1. Prohibits, restricts, or requires the consent of the account debtor or person obligated on the promissory note, to the assignment or transfer of, or the creation, attachment, perfection, or enforcement of a security interest in, the affected property; or

2. Provides that such an assignment, transfer, creation, attachment, perfection, or enforcement may give rise to a default or remedy.

C. 

1. Commercially Harmful Defined Less Broadly for Other Transactions. In an assignment of a health-care-insurance receivable, a sale of promissory notes, a sale of payment intangibles, or a security interest in other general intangibles (including a contract, permit, or license, or franchise) that is not a sale, the term “commercially harmful restriction on alienation” has the same meaning as in subsection (B) of this section except that the references to enforcement of a security interest appearing in subsection (B)(1) and (2) of this section are excluded.

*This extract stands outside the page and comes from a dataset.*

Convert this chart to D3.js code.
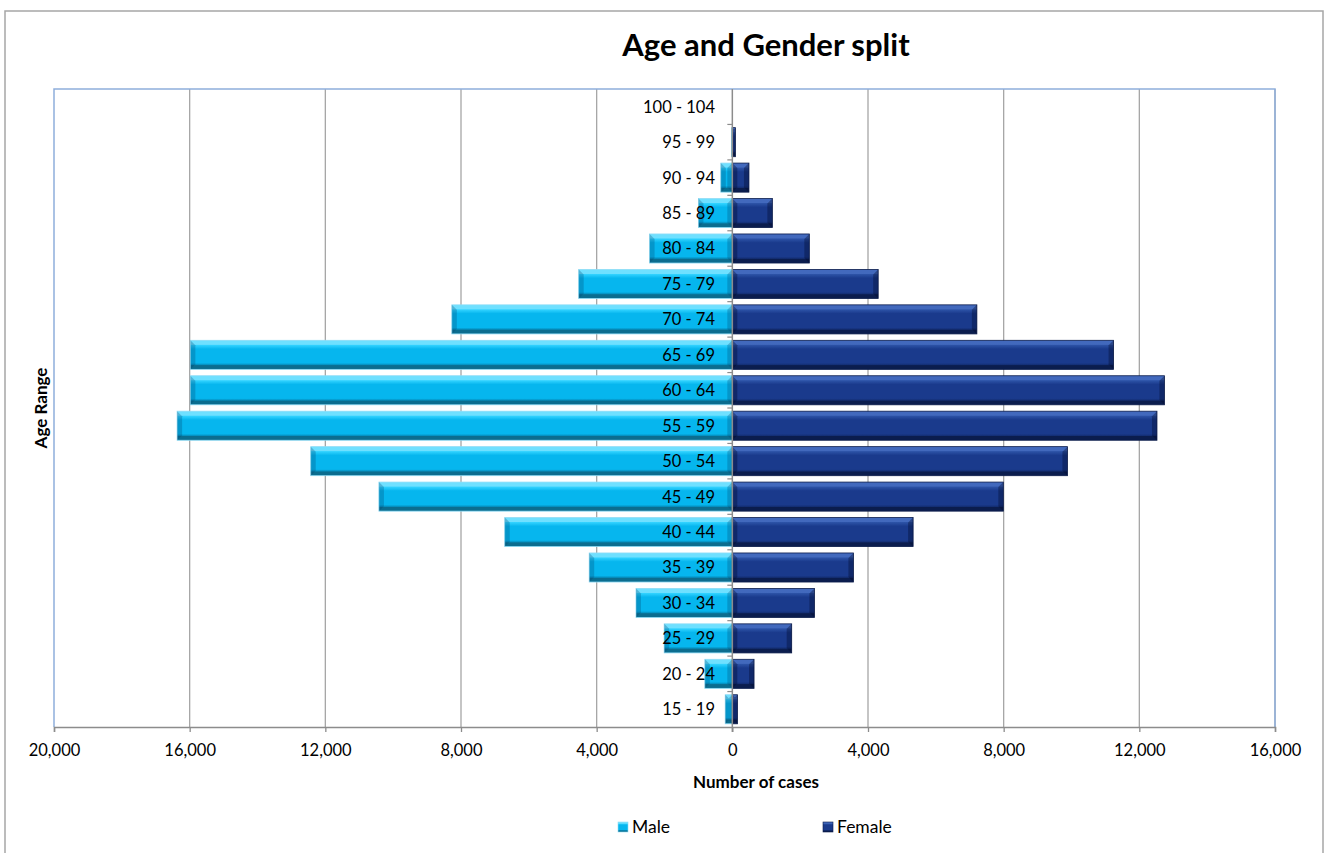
<!DOCTYPE html>
<html>
<head>
<meta charset="utf-8">
<title>Age and Gender split</title>
<script src="https://cdn.jsdelivr.net/npm/d3@7"></script>
<style>
  html, body { margin: 0; padding: 0; background: #ffffff; }
  svg { display: block; font-family: Lato, "Liberation Sans", sans-serif; }
</style>
</head>
<body>
<svg id="chart" width="1324" height="853"></svg>
<script>
// Age bands, bottom to top
const ageGroups = ["15 - 19", "20 - 24", "25 - 29", "30 - 34", "35 - 39", "40 - 44",
  "45 - 49", "50 - 54", "55 - 59", "60 - 64", "65 - 69", "70 - 74", "75 - 79",
  "80 - 84", "85 - 89", "90 - 94", "95 - 99", "100 - 104"];

// Number of cases per age band
const maleCases = [210, 810, 2010, 2840, 4220, 6710, 10420, 12430, 16370, 15980,
  15980, 8270, 4530, 2440, 1000, 340, 20, 0];
const femaleCases = [150, 640, 1750, 2420, 3570, 5330, 7990, 9880, 12520, 12740,
  11240, 7210, 4300, 2270, 1180, 490, 90, 0];

const xTicks = [-20000, -16000, -12000, -8000, -4000, 0, 4000, 8000, 12000, 16000];
const seriesNames = ["Male", "Female"];

const svg = d3.select("#chart");
const plot = { left: 54, right: 1275, top: 89, bottom: 727 };

const x = d3.scaleLinear().domain([-20000, 16000]).range([plot.left, plot.right]);
const y = d3.scaleBand()
  .domain(ageGroups.slice().reverse())
  .range([plot.top, plot.bottom])
  .paddingInner(0.18)
  .paddingOuter(0.09);

// Colour sets for the bevelled bars
const palette = {
  Male:   { top: "#6fe0ff", hi: "#30d2ff", body: "#06b6ee", low: "#0590c0", bottom: "#0b6d8f", end: "rgba(0,70,110,0.28)", stroke: "#8fdcf6" },
  Female: { top: "#4269bd", hi: "#2c52a6", body: "#1a3a8c", low: "#142f75", bottom: "#0b1d4e", end: "rgba(0,10,40,0.35)", stroke: "#0c1d4c" }
};

const defs = svg.append("defs");
seriesNames.forEach(name => {
  const c = palette[name];
  const g = defs.append("linearGradient")
    .attr("id", "grad-" + name)
    .attr("x1", 0).attr("y1", 0).attr("x2", 0).attr("y2", 1);
  [[0, c.top], [0.14, c.top], [0.17, c.hi], [0.3, c.body], [0.78, c.body],
   [0.84, c.low], [0.87, c.bottom], [1, c.bottom]].forEach(([o, col]) => {
    g.append("stop").attr("offset", o).attr("stop-color", col);
  });
});

// Outer chart frame
svg.append("rect")
  .attr("x", 5).attr("y", 11).attr("width", 1318).attr("height", 860)
  .attr("fill", "none").attr("stroke", "#a6a6a6").attr("stroke-width", 1.5);

// Title
svg.append("text")
  .attr("x", 766).attr("y", 56)
  .attr("text-anchor", "middle")
  .attr("font-size", 31).attr("font-weight", "bold").attr("fill", "#000")
  .text("Age and Gender split");

// Vertical gridlines
svg.append("g")
  .selectAll("line")
  .data(xTicks.filter(t => t !== -20000 && t !== 0))
  .join("line")
  .attr("x1", d => x(d)).attr("x2", d => x(d))
  .attr("y1", plot.top).attr("y2", plot.bottom)
  .attr("stroke", "#a6a6a6").attr("stroke-width", 1.3);

// Plot area border (left, top, right)
svg.append("path")
  .attr("d", `M${plot.left},${plot.bottom}V${plot.top}H${plot.right}V${plot.bottom}`)
  .attr("fill", "none").attr("stroke", "#8eaedb").attr("stroke-width", 1.5);

// Bevelled bar drawing
function bevelBar(g, x0, x1, yTop, h, name) {
  const c = palette[name];
  const w = x1 - x0;
  if (w <= 0) return;
  g.append("rect")
    .attr("x", x0).attr("y", yTop).attr("width", w).attr("height", h)
    .attr("fill", `url(#grad-${name})`)
    .attr("stroke", c.stroke).attr("stroke-width", 0.8);
  const b = Math.min(5, w / 2, h / 2);
  // end caps with diagonal corners
  g.append("polygon")
    .attr("points", [[x0, yTop], [x0 + b, yTop + b], [x0 + b, yTop + h - b], [x0, yTop + h]].join(" "))
    .attr("fill", c.end);
  g.append("polygon")
    .attr("points", [[x1, yTop], [x1 - b, yTop + b], [x1 - b, yTop + h - b], [x1, yTop + h]].join(" "))
    .attr("fill", c.end);
}

const barsLayer = svg.append("g");
ageGroups.forEach((age, i) => {
  const yTop = y(age), h = y.bandwidth();
  bevelBar(barsLayer, x(-maleCases[i]), x(0), yTop, h, "Male");
  bevelBar(barsLayer, x(0), x(femaleCases[i]), yTop, h, "Female");
});

// Category axis at zero with small ticks between bands
const step = y.step();
const boundaries = d3.range(ageGroups.length + 1).map(k => plot.top + k * step);
svg.append("line")
  .attr("x1", x(0)).attr("x2", x(0)).attr("y1", plot.top).attr("y2", plot.bottom + 5)
  .attr("stroke", "#8c8c8c").attr("stroke-width", 1.5);
svg.append("g")
  .selectAll("line")
  .data(boundaries.slice(1, -1))
  .join("line")
  .attr("x1", x(0) - 5).attr("x2", x(0))
  .attr("y1", d => d).attr("y2", d => d)
  .attr("stroke", "#8c8c8c").attr("stroke-width", 1.2);

// Category labels
svg.append("g")
  .selectAll("text")
  .data(ageGroups)
  .join("text")
  .attr("x", 715)
  .attr("y", d => y(d) + y.bandwidth() / 2)
  .attr("dy", "0.36em")
  .attr("text-anchor", "end")
  .attr("font-size", 16.5).attr("fill", "#000")
  .text(d => d);

// Value axis along the bottom
const xAxis = d3.axisBottom(x)
  .tickValues(xTicks)
  .tickSize(5)
  .tickPadding(12)
  .tickFormat(d => d3.format(",")(Math.abs(d)));
const xg = svg.append("g")
  .attr("transform", `translate(0,${plot.bottom})`)
  .call(xAxis);
xg.select(".domain").attr("stroke", "#8c8c8c").attr("stroke-width", 1.5);
xg.selectAll(".tick line").attr("stroke", "#8c8c8c").attr("stroke-width", 1.3);
xg.selectAll(".tick text")
  .attr("font-family", "Lato, 'Liberation Sans', sans-serif")
  .attr("font-size", 16.5).attr("fill", "#000");

// Axis titles
svg.append("text")
  .attr("x", 756).attr("y", 788)
  .attr("text-anchor", "middle")
  .attr("font-size", 17).attr("font-weight", "bold").attr("fill", "#000")
  .text("Number of cases");

svg.append("text")
  .attr("transform", "translate(47,408) rotate(-90)")
  .attr("text-anchor", "middle")
  .attr("font-size", 17).attr("font-weight", "bold").attr("fill", "#000")
  .text("Age Range");

// Legend
const legendItems = [
  { name: "Male", sx: 618, tx: 632 },
  { name: "Female", sx: 823, tx: 837 }
];
const legend = svg.append("g");
legendItems.forEach(item => {
  legend.append("rect")
    .attr("x", item.sx).attr("y", 822).attr("width", 10).attr("height", 10)
    .attr("fill", `url(#grad-${item.name})`)
    .attr("stroke", palette[item.name].stroke).attr("stroke-width", 0.6);
  legend.append("text")
    .attr("x", item.tx).attr("y", 827)
    .attr("dy", "0.36em")
    .attr("font-size", 17.5).attr("fill", "#000")
    .text(item.name);
});
</script>
</body>
</html>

2. Limitation on Effect in Such Other Transactions. To the extent a commercially harmful restriction on alienation under subsection (C)(1) of this section would otherwise be effective under law other than this Osage Nation Secured Transactions Act, the creation, attachment, or perfection of the security interest:

a. Does not impose a duty or obligation on the account debtor or person obligated on the promissory note;

b. Is not enforceable against the account debtor or person obligated on the promissory note; and

c. Does not entitle the secured party to:

i. Use the debtor’s rights in or to the property;

ii. Have access to trade secrets or confidential information of the account debtor or person obligated on the promissory note; or

iii. Enforce the security interest.

D. Rule of Law as Commercially Harmful Restriction. In addition to the meanings set forth in subsections (B) and (C) of this section, the term “commercially harmful restriction on alienation” includes a rule of law to the extent that it:

1. Requires the consent of a governmental body or official to the assignment or transfer of, or actions described in subsection (B) or (C) of this section, as applicable, regarding a security interest in, the property; or

2. Has any of the effects of a commercially harmful restriction on alienation as defined in subsection (B) or (C) of this section, as applicable.

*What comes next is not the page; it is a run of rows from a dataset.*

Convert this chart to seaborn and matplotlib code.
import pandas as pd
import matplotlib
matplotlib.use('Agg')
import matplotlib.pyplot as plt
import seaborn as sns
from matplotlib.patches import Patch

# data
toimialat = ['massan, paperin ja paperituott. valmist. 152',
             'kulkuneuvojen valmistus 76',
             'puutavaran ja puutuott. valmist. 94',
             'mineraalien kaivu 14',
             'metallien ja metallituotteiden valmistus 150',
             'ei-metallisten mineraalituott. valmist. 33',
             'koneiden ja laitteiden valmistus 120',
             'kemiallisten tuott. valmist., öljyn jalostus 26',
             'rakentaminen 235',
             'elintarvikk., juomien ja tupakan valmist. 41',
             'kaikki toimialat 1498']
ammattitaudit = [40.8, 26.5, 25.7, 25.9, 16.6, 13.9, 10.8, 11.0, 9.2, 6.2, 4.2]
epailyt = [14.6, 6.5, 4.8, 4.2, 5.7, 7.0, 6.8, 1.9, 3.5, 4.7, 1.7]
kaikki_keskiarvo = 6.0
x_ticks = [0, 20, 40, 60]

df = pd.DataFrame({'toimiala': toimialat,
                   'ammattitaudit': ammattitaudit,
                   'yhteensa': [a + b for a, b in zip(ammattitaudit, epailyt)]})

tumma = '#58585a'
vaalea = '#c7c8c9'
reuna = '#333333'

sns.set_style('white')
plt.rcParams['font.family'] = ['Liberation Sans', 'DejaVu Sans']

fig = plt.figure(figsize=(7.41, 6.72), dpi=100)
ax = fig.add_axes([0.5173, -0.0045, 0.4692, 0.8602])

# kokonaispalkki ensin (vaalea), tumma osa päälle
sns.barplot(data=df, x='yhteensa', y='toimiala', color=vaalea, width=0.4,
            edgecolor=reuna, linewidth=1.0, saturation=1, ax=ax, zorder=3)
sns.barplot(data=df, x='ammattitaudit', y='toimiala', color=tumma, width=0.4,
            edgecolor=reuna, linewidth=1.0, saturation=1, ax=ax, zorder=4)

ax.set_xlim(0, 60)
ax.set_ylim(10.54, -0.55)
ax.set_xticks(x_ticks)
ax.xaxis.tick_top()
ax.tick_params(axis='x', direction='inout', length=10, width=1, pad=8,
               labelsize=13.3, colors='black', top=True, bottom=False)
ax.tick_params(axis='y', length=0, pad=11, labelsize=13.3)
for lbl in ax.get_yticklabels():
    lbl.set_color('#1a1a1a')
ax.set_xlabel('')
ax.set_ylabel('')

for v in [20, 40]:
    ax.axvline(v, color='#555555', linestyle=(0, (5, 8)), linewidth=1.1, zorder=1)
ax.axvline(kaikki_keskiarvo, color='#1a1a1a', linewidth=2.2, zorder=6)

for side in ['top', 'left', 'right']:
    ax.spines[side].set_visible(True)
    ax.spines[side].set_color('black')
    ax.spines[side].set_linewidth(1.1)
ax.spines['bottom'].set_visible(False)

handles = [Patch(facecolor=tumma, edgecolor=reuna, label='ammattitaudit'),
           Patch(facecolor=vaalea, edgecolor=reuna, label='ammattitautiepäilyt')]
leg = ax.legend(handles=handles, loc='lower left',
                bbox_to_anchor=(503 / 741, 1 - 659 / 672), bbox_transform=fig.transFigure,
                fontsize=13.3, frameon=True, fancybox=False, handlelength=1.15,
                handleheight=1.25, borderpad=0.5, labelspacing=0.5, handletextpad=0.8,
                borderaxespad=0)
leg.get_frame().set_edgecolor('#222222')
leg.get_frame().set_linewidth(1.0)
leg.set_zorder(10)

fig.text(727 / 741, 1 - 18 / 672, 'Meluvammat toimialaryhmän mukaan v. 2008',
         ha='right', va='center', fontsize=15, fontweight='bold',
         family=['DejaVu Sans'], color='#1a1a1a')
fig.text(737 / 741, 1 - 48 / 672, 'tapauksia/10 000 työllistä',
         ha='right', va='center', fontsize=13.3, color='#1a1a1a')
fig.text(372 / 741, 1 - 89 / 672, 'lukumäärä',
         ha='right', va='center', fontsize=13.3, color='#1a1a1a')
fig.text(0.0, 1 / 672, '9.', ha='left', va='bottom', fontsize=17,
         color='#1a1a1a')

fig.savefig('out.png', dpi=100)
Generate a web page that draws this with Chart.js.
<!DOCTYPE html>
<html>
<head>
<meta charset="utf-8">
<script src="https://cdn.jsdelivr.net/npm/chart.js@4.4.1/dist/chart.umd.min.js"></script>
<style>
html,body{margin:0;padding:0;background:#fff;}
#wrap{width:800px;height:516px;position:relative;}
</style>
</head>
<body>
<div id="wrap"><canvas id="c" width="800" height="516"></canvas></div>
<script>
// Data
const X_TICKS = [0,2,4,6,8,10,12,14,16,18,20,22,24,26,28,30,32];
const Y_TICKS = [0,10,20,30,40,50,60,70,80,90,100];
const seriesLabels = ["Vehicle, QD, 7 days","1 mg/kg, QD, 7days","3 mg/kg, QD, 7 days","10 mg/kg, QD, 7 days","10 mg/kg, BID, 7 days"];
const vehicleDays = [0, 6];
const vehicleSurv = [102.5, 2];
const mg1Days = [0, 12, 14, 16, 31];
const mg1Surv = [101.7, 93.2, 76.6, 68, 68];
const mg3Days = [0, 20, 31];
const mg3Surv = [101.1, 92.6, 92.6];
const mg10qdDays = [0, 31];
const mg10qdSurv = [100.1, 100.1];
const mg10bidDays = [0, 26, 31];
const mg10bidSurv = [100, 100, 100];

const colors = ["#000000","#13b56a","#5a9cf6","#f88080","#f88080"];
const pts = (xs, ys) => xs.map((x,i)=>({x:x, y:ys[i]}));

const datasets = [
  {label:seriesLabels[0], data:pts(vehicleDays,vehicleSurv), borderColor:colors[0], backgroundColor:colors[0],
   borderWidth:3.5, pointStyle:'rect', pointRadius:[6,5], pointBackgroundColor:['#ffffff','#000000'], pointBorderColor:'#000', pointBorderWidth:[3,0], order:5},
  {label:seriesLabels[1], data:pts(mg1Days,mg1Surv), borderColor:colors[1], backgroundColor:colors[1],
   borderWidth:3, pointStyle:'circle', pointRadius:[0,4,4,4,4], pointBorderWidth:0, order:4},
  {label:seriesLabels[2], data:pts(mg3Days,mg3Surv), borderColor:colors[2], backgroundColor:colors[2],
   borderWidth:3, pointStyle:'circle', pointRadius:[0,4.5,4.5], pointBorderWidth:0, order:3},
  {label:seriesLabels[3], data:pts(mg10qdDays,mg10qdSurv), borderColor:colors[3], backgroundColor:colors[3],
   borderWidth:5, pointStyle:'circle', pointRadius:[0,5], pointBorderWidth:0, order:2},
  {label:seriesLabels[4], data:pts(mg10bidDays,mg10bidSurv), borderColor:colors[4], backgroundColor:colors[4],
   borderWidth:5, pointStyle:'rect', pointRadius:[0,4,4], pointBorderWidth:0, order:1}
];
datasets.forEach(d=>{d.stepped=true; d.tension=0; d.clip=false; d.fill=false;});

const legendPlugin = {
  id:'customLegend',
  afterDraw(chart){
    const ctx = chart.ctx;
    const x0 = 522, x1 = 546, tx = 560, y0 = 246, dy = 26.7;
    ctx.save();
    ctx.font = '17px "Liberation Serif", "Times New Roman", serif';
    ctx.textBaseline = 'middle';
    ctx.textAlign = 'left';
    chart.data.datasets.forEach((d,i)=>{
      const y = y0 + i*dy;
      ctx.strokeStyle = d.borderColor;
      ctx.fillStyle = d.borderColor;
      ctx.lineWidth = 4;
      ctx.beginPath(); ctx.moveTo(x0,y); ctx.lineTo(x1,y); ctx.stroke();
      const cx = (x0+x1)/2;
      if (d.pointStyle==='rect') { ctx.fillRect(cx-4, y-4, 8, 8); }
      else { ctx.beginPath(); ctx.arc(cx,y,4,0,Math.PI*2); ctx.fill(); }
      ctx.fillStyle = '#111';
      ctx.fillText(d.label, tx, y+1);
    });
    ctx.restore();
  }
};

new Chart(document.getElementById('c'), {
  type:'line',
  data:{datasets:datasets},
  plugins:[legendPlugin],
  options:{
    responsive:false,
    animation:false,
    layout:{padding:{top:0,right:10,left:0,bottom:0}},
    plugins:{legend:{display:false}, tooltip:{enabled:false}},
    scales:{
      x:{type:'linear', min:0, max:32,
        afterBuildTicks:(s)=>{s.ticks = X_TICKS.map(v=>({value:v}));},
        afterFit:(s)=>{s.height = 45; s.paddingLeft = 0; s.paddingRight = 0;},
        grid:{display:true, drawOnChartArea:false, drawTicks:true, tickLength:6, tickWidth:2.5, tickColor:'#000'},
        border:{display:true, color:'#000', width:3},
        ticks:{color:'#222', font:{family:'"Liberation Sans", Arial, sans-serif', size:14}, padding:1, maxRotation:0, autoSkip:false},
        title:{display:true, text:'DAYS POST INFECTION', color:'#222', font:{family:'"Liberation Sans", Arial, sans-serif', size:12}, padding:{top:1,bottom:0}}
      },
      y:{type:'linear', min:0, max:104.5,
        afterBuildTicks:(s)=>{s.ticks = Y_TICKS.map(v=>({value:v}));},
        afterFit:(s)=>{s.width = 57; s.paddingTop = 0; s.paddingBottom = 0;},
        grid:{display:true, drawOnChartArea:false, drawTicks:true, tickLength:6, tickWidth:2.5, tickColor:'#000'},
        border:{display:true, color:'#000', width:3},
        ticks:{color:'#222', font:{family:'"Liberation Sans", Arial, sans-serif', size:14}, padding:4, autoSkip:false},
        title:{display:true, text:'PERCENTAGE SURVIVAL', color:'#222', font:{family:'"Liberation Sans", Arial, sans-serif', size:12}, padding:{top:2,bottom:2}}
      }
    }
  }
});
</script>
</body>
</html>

E. Deferral to Consumer Law; Inapplicability. This section is subject to any different rule in other law for a consumer. In addition, this section does not apply to an assignment of:

1. A claim or right to receive compensation for injuries or sickness as described in 26 U.S.C. § 104(a)(1) or (2), as the same may be amended from time to time;

2. A claim or right to receive benefits under a special needs trust as described in 42 U.S.C. § 1396p(d)(4), as the same may be amended from time to time.

3. A structured settlement payment right; or

4. A right to payment of winnings in a lottery or other game of chance regulated by law other than this Osage Nation Secured Transactions Act. ONCA 07-22, eff. June 18, 2007.